Wednesday, February 24, 2010

US continues to dominate world military spending

I stumbled across a revealing pie chart today of global distribution of military expenditure in 2008. The source was the Stockholm International Peace Research Institute Yearbook of 2009 and showed that the US spending alone was over two fifths of the entire total. China, France, the UK and Russia (the other members of the UN Security Council) account for another fifth, as do the next 10 countries with the rest of the world accounting for the last fifth. Among other things it confirms the old Eisenhower line that the US remains under the influence of the military-technological complex. And its dominance of world affairs is not about to end any time soon - unless it is undone Soviet-style by budget woes.

US military spend continues to rise. Earlier this month President Obama sought congressional approval for $708b in defense spending. The request included a 3.4 percent boost in the Pentagon's base budget and $159b for missions in Afghanistan, Iraq and Pakistan. The president’s spending freeze on other parts of the budget, designed to rein in the massive deficit, clearly did not apply to the military. The defense department said the funds are needed for a variety of costs including everything from health care to nuclear missiles. Obama said the budget proposal included cuts of "unnecessary defence programs that do nothing to keep us safe” but Defence Secretary Robert Gates claimed the overall increase was due to “broader range of security challenges on the horizon.”

As Chinese news agency Xinhua reasonably asks Why Does US Defence Spending Keep Growing? At a time of economic uncertainty and a national deficit of $1.6 trillion, and a scaled down presence in Iraq and Afghanistan the Pentagon remains immune from cutbacks. Xinhua notes Obama sought congressional approval for $708b in defense spending so it could keep up its role of “global policeman”.

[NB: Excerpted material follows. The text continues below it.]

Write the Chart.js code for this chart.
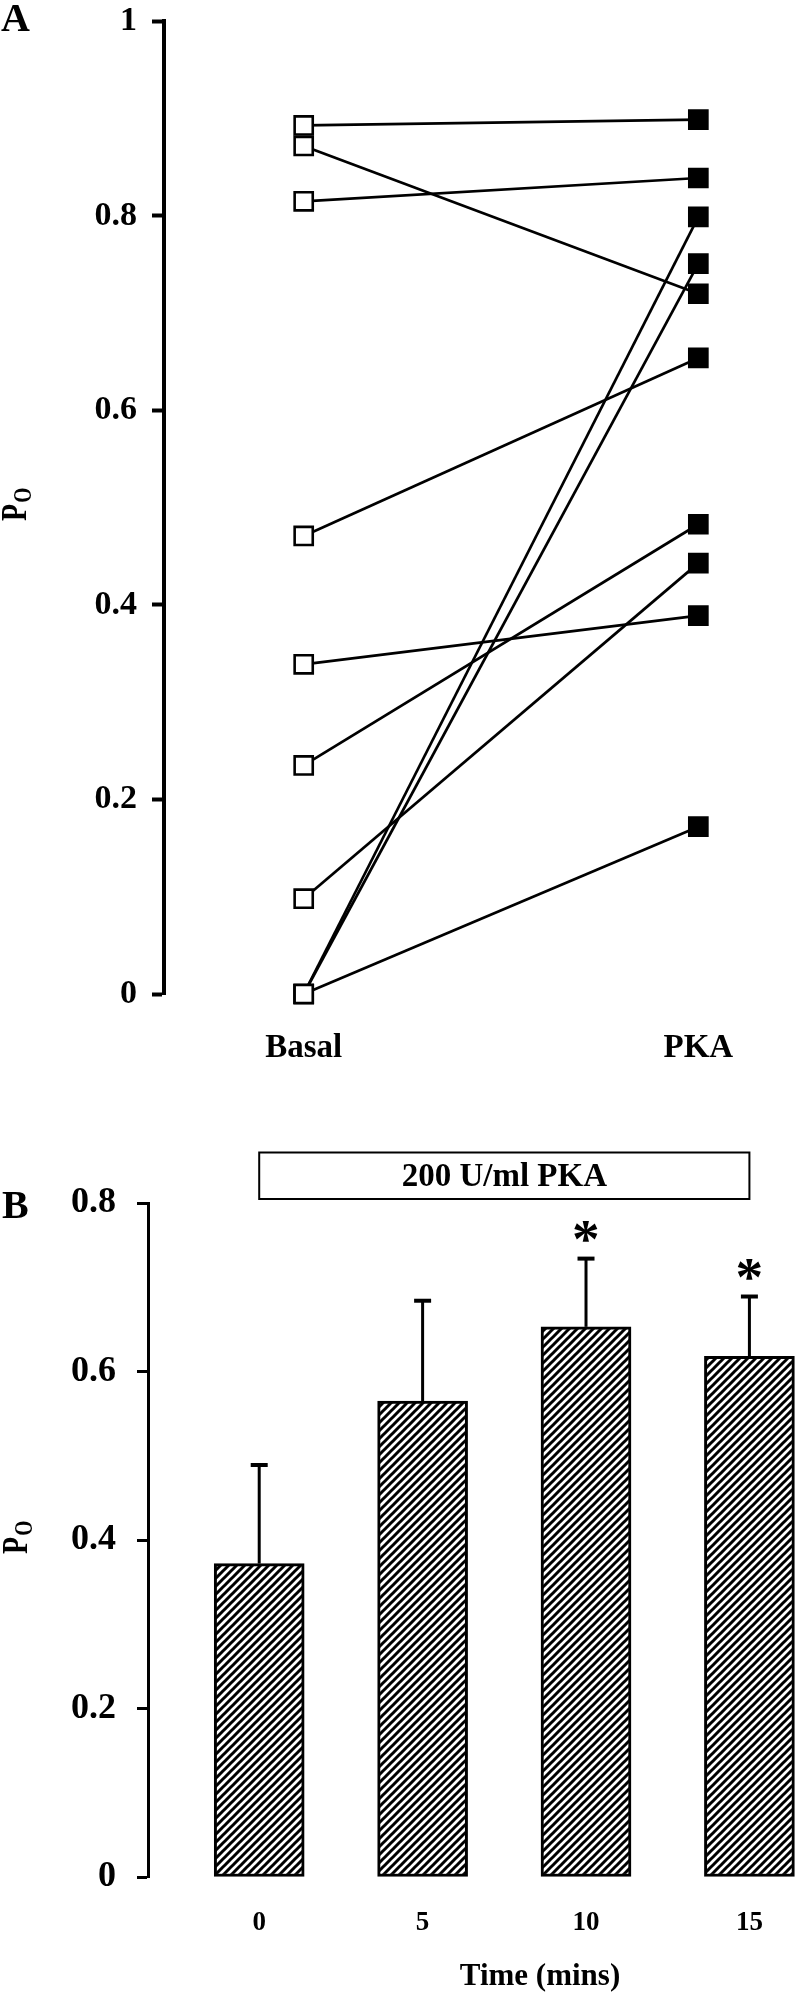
<!DOCTYPE html>
<html><head><meta charset="utf-8">
<script src="https://cdn.jsdelivr.net/npm/chart.js@4.4.1/dist/chart.umd.min.js"></script>
<style>
html,body{margin:0;padding:0;background:#fff;width:800px;height:1994px;overflow:hidden;position:relative}
#ca{position:absolute;left:0;top:-14px}
#cb{position:absolute;left:0;top:1090px}
</style></head><body>
<canvas id="ca" width="800" height="1078"></canvas>
<canvas id="cb" width="800" height="904"></canvas>
<script>
// ---------- Panel A data ----------
const groupLabels = ['Basal', 'PKA'];
const basalPo = [0.893, 0.872, 0.815, 0.471, 0.339, 0.235, 0.098, 0, 0, 0];
const pkaPo   = [0.899, 0.720, 0.839, 0.654, 0.389, 0.483, 0.443, 0.799, 0.751, 0.172];
const yTicksA = [0, 0.2, 0.4, 0.6, 0.8, 1];

// ---------- Panel B data ----------
const times = [0, 5, 10, 15];
const meanPo = [0.372, 0.565, 0.653, 0.618];
const semPo = [0.117, 0.119, 0.081, 0.071];
const significant = [false, false, true, true];
const pkaWindow = [0, 15];
const pkaLabel = '200 U/ml PKA';
const yTicksB = [0, 0.2, 0.4, 0.6, 0.8];

const SERIF = '"Liberation Serif", "Times New Roman", serif';
Chart.defaults.font.family = SERIF;
Chart.defaults.color = '#000';
const fmt = v => String(+v.toFixed(3));

function drawPo(ctx, xB, yS) {
  const sx = 0.78;
  ctx.save();
  ctx.translate(xB, yS);
  ctx.rotate(-Math.PI / 2);
  ctx.scale(sx, 1);
  ctx.fillStyle = '#000';
  ctx.textAlign = 'left';
  ctx.textBaseline = 'alphabetic';
  ctx.font = 'bold 36px ' + SERIF;
  ctx.fillText('P', 0, 0);
  const wP = ctx.measureText('P').width;
  ctx.font = 'bold 25px ' + SERIF;
  ctx.fillText('O', wP + 1 / sx, 5);
  ctx.restore();
}

// ---------- Panel A ----------
const pointSets = [
  { data: basalPo.map(v => ({ x: 0, y: v })), fill: '#fff' },
  { data: pkaPo.map(v => ({ x: 1, y: v })), fill: '#000' }
].map(s => ({
  data: s.data, showLine: false, clip: false,
  pointStyle: 'rect', pointRadius: 12.8, pointHoverRadius: 12.8,
  pointBackgroundColor: s.fill, pointBorderColor: '#000', pointBorderWidth: 2.6
}));
const lineSets = basalPo.map((b, i) => ({
  data: [{ x: 0, y: b }, { x: 1, y: pkaPo[i] }],
  borderColor: '#000', borderWidth: 2.7, pointRadius: 0, clip: false
}));

const panelALabels = {
  id: 'panelALabels',
  afterDraw(chart) {
    const ctx = chart.ctx;
    ctx.save();
    ctx.fillStyle = '#000';
    ctx.font = 'bold 40px ' + SERIF;
    ctx.textAlign = 'left';
    ctx.textBaseline = 'alphabetic';
    ctx.fillText('A', 1, 45);
    ctx.restore();
    drawPo(ctx, 26, 535);
  }
};

new Chart(document.getElementById('ca'), {
  type: 'line',
  data: { datasets: [...pointSets, ...lineSets] },
  options: {
    responsive: false, animation: false, events: [],
    layout: { padding: { top: 25, left: 0, right: 10, bottom: 0 } },
    plugins: { legend: { display: false }, tooltip: { enabled: false } },
    scales: {
      x: {
        type: 'linear', min: -0.354, max: 1.2186,
        afterBuildTicks: s => { s.ticks = groupLabels.map((_, i) => ({ value: i })); },
        afterFit: s => { s.height = 70; },
        grid: { display: false, drawTicks: false },
        border: { display: false },
        ticks: { callback: v => groupLabels[v], font: { size: 33, weight: 'bold' }, padding: 35, maxRotation: 0 }
      },
      y: {
        type: 'linear', min: 0, max: 1,
        afterBuildTicks: s => { s.ticks = yTicksA.map(v => ({ value: v })); },
        afterFit: s => { s.width = 164; },
        grid: { display: true, drawOnChartArea: false, drawTicks: true, tickLength: 12, tickWidth: 4, tickColor: '#000' },
        border: { display: true, width: 4, color: '#000' },
        ticks: { callback: fmt, font: { size: 34, weight: 'bold' }, padding: 15 }
      }
    }
  },
  plugins: [panelALabels]
});

// ---------- Panel B ----------
function hatchPattern() {
  const c = document.createElement('canvas');
  const n = 8;
  c.width = n; c.height = n;
  const g = c.getContext('2d');
  g.fillStyle = '#fff'; g.fillRect(0, 0, n, n);
  g.strokeStyle = '#000'; g.lineWidth = 3;
  g.beginPath();
  g.moveTo(-1, n + 1); g.lineTo(n + 1, -1);
  g.moveTo(-2, 2); g.lineTo(2, -2);
  g.moveTo(n - 2, n + 2); g.lineTo(n + 2, n - 2);
  g.stroke();
  return g.createPattern(c, 'repeat');
}

const panelBExtras = {
  id: 'panelBExtras',
  afterDatasetsDraw(chart) {
    const ctx = chart.ctx, xs = chart.scales.x, ys = chart.scales.y;
    ctx.save();
    ctx.strokeStyle = '#000'; ctx.fillStyle = '#000';
    times.forEach((t, i) => {
      const x = xs.getPixelForValue(t);
      const yb = ys.getPixelForValue(meanPo[i]);
      const yt = ys.getPixelForValue(meanPo[i] + semPo[i]);
      ctx.lineWidth = 3;
      ctx.beginPath(); ctx.moveTo(x, yb); ctx.lineTo(x, yt + 1); ctx.stroke();
      ctx.lineWidth = 4;
      ctx.beginPath(); ctx.moveTo(x - 8.5, yt); ctx.lineTo(x + 8.5, yt); ctx.stroke();
      if (significant[i]) {
        ctx.font = 'bold 100px ' + SERIF;
        let m = ctx.measureText('*');
        const h100 = m.actualBoundingBoxAscent + m.actualBoundingBoxDescent;
        const size = 100 * 21 / h100;
        ctx.font = 'bold ' + size + 'px ' + SERIF;
        m = ctx.measureText('*');
        const cy = yt - 27;
        ctx.textAlign = 'left';
        ctx.textBaseline = 'alphabetic';
        const offY = (m.actualBoundingBoxAscent - m.actualBoundingBoxDescent) / 2;
        const x0 = x - (m.actualBoundingBoxRight - m.actualBoundingBoxLeft) / 2;
        ctx.fillText('*', x0, cy + offY);
      }
    });
    ctx.restore();
  },
  afterDraw(chart) {
    const ctx = chart.ctx, xs = chart.scales.x, area = chart.chartArea;
    ctx.save();
    ctx.fillStyle = '#000'; ctx.strokeStyle = '#000';
    const x1 = xs.getPixelForValue(pkaWindow[0]);
    const x2 = xs.getPixelForValue(pkaWindow[1]);
    const bb = area.top - 4, bt = bb - 46.5;
    ctx.lineWidth = 2;
    ctx.strokeRect(x1, bt, x2 - x1, bb - bt);
    ctx.font = 'bold 33px ' + SERIF;
    ctx.textAlign = 'center'; ctx.textBaseline = 'middle';
    ctx.fillText(pkaLabel, (x1 + x2) / 2, (bt + bb) / 2 + 2);
    ctx.font = 'bold 31px ' + SERIF;
    ctx.fillText('Time (mins)', 540, 887);
    ctx.font = 'bold 40px ' + SERIF;
    ctx.textAlign = 'left'; ctx.textBaseline = 'alphabetic';
    ctx.fillText('B', 2, 128);
    ctx.restore();
    drawPo(ctx, 27, 464);
  }
};

new Chart(document.getElementById('cb'), {
  type: 'bar',
  data: {
    datasets: [{
      data: times.map((t, i) => ({ x: t, y: meanPo[i] })),
      backgroundColor: hatchPattern(), borderColor: '#000', borderWidth: 3,
      borderSkipped: false, barThickness: 90
    }]
  },
  options: {
    responsive: false, animation: false, events: [],
    layout: { padding: { top: 113, left: 0, right: 0, bottom: 0 } },
    plugins: { legend: { display: false }, tooltip: { enabled: false } },
    scales: {
      x: {
        type: 'linear', min: -3.403, max: 16.548, offset: false,
        afterBuildTicks: s => { s.ticks = times.map(v => ({ value: v })); },
        afterFit: s => { s.height = 117; },
        grid: { display: false, drawTicks: false },
        border: { display: false },
        ticks: { callback: fmt, font: { size: 27, weight: 'bold' }, padding: 30, maxRotation: 0 }
      },
      y: {
        type: 'linear', min: 0, max: 0.8,
        afterBuildTicks: s => { s.ticks = yTicksB.map(v => ({ value: v })); },
        afterFit: s => { s.width = 148; },
        grid: { display: true, drawOnChartArea: false, drawTicks: true, tickLength: 11, tickWidth: 3, tickColor: '#000' },
        border: { display: true, width: 3, color: '#000' },
        ticks: { callback: fmt, font: { size: 36, weight: 'bold' }, padding: 21 }
      }
    }
  },
  plugins: [panelBExtras]
});
</script>
</body></html>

The Department of Defense doesn’t use such emotive language. It said the funding increase allows them “to address its highest priorities, such as the president's commitment to reform defense acquisition, develop a ballistic missile defense system that addresses modern threats, and continue to provide high quality healthcare to wounded service members.” There is a focus on increasing funding of unmanned aircraft while the Pentagon strategy also moves away from the old focus on developing the capability of fighting two major wars simultaneously.

The other big reason for the increase is across the board pay rises. In the 2010 budget, Congress authorised an increase of 3.4 percent, which was 0.5 percent more than requested. This year defence officials will ask Congress to keep the pay raise capped at 1.4 percent. The Army’s base budget request of $143.4 billion is designed to support a force of 547,400 active-duty soldiers, 358,200 National Guardsmen and 205,000 Army Reservists. There is also an ongoing 22,000-soldier expansion of the active component that could bring the service’s personnel strength to nearly 570,000 by the end of 2011.

However nearly all of the increased spending of the last decade can be directly attributed to the impact of 9/11. The average Defense Department budgets has gone up by more than two thirds since the era between 1954 and 2001 according to Carl Conetta at the Project on Defense Alternatives at the Commonwealth Institute in a report titled "An Undisciplined Defense: Understanding the 2-trillion-dollar Surge in U.S. Defense Spending." It is difficult not to draw the conclusion that fighting the supposed bogey of terrorism has been good business for the Pentagon.